»»

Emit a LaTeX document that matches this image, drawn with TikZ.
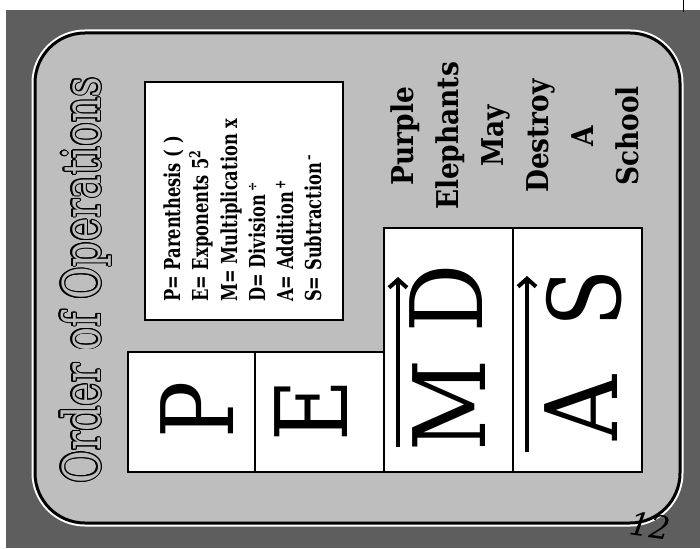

««
»»

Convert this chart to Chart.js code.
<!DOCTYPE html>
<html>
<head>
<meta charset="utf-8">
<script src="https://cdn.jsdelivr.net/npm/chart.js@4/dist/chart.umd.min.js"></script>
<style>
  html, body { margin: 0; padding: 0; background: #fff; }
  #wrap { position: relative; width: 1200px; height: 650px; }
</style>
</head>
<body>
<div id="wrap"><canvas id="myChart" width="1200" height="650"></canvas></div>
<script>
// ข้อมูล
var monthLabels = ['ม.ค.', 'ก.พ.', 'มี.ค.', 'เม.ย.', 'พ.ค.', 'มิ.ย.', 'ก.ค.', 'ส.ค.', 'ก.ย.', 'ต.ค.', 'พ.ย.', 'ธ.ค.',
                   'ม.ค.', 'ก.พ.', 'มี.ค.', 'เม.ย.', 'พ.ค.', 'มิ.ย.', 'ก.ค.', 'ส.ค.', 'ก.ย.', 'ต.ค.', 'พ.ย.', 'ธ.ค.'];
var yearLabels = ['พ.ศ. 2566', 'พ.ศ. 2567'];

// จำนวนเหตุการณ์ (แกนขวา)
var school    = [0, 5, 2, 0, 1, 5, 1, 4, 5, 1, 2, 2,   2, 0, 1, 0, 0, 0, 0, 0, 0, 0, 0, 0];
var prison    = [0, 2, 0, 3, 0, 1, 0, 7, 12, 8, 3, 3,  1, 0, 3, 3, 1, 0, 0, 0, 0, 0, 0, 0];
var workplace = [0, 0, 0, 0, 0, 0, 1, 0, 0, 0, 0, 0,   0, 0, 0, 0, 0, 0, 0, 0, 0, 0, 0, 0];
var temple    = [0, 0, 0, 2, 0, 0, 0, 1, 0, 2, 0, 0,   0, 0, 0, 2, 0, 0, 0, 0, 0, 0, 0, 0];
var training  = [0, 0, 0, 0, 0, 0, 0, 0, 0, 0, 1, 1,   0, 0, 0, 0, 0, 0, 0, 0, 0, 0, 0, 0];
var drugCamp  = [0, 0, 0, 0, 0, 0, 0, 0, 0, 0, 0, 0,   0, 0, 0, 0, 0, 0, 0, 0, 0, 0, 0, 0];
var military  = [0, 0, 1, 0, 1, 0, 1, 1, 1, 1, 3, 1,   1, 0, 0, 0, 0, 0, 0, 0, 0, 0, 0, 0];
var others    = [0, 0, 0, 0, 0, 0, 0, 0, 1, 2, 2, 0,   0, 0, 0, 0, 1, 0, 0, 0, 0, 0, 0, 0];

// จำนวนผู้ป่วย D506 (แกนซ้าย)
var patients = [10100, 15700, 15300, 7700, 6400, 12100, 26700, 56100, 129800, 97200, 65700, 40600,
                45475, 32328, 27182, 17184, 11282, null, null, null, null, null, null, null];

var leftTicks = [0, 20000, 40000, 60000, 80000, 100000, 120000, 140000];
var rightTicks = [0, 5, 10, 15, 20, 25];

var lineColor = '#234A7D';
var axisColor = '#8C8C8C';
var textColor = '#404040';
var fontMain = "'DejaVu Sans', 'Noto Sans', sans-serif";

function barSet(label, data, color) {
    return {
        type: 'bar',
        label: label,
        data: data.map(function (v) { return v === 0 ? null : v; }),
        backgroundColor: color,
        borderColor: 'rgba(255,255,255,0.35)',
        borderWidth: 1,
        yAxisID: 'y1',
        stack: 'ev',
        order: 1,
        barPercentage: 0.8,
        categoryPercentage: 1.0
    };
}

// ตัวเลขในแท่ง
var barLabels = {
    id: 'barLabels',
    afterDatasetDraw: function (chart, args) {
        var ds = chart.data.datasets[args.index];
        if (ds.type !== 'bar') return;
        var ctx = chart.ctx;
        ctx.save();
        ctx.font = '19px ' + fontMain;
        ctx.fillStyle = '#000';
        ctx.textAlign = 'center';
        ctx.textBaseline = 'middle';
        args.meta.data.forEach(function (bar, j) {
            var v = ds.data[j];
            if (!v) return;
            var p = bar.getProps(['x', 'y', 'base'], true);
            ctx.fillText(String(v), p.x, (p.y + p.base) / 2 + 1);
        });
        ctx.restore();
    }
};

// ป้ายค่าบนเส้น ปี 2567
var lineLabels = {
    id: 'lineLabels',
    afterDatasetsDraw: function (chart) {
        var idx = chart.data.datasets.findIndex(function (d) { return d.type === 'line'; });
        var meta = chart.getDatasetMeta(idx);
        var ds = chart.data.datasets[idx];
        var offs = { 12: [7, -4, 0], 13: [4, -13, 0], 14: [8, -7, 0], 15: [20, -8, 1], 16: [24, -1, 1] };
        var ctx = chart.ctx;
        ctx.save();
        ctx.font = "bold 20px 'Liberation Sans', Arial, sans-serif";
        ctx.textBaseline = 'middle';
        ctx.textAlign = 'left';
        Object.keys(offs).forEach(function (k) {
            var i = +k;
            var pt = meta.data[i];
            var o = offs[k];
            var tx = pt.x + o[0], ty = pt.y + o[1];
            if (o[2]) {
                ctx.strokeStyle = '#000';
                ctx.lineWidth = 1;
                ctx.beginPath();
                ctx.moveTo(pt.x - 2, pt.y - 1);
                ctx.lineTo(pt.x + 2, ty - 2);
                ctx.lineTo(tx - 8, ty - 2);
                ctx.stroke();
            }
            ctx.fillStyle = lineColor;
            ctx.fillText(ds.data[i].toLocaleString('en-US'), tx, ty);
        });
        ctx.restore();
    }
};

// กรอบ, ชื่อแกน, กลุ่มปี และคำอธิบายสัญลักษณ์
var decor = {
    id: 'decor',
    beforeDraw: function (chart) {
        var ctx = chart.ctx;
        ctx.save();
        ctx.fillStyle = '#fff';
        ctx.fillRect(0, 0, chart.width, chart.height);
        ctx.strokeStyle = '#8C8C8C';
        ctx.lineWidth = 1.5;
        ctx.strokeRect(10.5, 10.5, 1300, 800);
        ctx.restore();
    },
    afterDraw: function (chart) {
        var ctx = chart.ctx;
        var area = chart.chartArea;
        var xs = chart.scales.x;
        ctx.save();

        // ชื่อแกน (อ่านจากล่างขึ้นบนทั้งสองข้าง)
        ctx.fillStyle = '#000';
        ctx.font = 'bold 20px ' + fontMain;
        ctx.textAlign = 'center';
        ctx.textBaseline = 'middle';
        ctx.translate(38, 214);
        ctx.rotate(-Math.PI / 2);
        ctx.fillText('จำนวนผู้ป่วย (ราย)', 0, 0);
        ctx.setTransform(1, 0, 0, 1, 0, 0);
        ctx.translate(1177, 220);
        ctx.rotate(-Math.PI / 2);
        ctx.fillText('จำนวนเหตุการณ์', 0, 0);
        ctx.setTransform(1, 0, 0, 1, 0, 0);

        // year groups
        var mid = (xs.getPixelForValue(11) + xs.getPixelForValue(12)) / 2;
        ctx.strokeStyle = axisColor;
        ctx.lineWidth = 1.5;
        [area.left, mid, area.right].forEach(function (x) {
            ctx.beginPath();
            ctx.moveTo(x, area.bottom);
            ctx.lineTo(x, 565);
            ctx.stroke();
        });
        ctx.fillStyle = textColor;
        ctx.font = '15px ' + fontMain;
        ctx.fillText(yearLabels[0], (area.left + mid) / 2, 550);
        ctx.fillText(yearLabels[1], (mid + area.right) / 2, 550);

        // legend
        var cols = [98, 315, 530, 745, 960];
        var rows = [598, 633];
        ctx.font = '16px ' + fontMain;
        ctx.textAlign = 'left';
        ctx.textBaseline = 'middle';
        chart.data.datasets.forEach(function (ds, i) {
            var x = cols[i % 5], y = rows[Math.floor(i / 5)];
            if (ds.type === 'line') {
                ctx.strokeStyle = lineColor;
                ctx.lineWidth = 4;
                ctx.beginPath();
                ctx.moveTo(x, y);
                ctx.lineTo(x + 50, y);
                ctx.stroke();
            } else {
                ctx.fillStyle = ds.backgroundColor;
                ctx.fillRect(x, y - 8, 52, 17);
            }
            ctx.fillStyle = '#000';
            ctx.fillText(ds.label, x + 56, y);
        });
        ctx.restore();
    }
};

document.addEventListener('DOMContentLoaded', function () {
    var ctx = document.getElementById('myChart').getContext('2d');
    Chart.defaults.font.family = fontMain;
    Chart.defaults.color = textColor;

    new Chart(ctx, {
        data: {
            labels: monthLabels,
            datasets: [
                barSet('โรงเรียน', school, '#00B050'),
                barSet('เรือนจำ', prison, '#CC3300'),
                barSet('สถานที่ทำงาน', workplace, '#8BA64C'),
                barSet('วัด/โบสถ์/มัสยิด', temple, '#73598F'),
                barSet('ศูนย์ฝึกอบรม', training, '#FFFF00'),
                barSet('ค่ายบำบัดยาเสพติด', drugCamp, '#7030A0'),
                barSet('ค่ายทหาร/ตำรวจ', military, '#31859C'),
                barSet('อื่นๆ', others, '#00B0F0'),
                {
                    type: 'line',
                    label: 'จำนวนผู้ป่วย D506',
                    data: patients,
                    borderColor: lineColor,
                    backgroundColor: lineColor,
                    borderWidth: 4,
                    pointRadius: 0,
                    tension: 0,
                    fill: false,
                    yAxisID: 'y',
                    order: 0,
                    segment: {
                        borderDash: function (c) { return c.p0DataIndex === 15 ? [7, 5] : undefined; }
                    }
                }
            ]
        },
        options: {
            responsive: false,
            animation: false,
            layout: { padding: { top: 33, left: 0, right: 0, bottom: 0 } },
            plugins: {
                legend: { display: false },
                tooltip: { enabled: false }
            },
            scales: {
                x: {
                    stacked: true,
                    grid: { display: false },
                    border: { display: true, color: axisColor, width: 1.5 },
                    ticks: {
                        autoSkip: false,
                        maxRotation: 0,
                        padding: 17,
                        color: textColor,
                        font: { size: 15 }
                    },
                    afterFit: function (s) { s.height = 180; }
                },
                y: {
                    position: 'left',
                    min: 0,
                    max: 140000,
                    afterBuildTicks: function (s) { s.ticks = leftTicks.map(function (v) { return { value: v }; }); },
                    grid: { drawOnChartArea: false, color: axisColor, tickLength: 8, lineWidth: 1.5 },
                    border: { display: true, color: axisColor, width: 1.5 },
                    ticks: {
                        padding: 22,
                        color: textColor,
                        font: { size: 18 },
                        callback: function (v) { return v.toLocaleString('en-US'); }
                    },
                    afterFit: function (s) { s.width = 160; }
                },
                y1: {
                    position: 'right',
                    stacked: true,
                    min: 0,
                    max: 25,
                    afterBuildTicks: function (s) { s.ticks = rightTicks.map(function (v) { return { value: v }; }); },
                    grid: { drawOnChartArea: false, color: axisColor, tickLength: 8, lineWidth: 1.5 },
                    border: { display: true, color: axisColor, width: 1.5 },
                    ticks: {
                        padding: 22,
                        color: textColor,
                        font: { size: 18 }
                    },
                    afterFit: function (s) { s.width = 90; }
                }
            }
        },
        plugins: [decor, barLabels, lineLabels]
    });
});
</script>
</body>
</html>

««

» Work to do: Scan the material above. Extract every line in which the word "this" occurs.

» Task output:
Emit a LaTeX document that matches this image, drawn with TikZ.
Convert this chart to Chart.js code.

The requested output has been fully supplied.